A successful round of ministerial talks to deepen free world trade is possible in Mexico later this year despite missed deadlines in completing objectives set in 2001 at Doha, the director general of the World Trade Organisation said on Wednesday.
"We need to make amends and compensate for the missing of deadlines last year," Supachai Panitchpakdi told an international business conference in Hyderabad. "I must continue to be optimistic. I see winds of optimism."
Ministers from the 145-nation Geneva-based organisation are due to meet at Cancun in Mexico in September this year against the backdrop of an unfinished agenda set in an agreement reached at Doha in Qatar in 2001.
Differences have cropped up on several issues, among which are the provisions of medicines for the poor across the world and issue of agricultural tariffs.
In the case of drugs for life-threatening diseases, developing countries have come up with a wide range of diseases, medicines for which should be exempt from patent laws through compulsory licensing provisions.
Such licensing can enable the sale of copycat generic medicines, which threaten sales by firms in advanced countries like the United States.
The US has agreed on some diseases, but a debate rages on a wide range of diseases linked to public health.

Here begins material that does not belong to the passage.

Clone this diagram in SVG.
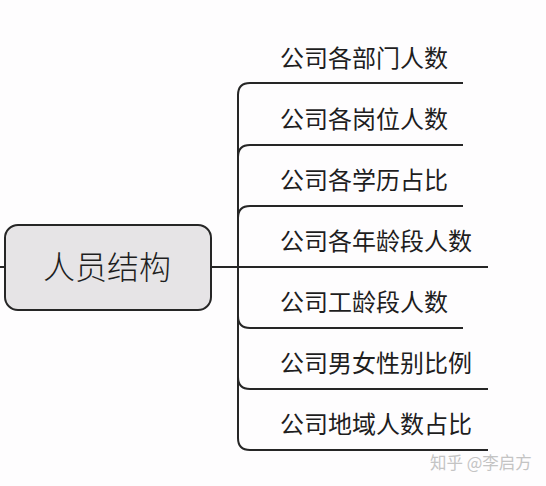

A deadline had been set to address the issue by December-end, but a conclusion has not been reached.
Developing nations like India are also concerned that the US moved ahead with a farm bill that promotes agricultural subsidies, which they say goes against its own commitment to lower tariffs.
Supachai said the WTO expected to iron out differences on patents and also the question of having differential industrial tariffs to help developing nations by February. Issues related to free trade in services and agriculture were expected to be addressed a month later.
"We'll all have to see that they make progress so that they decently meet the deadlines," Supachai said.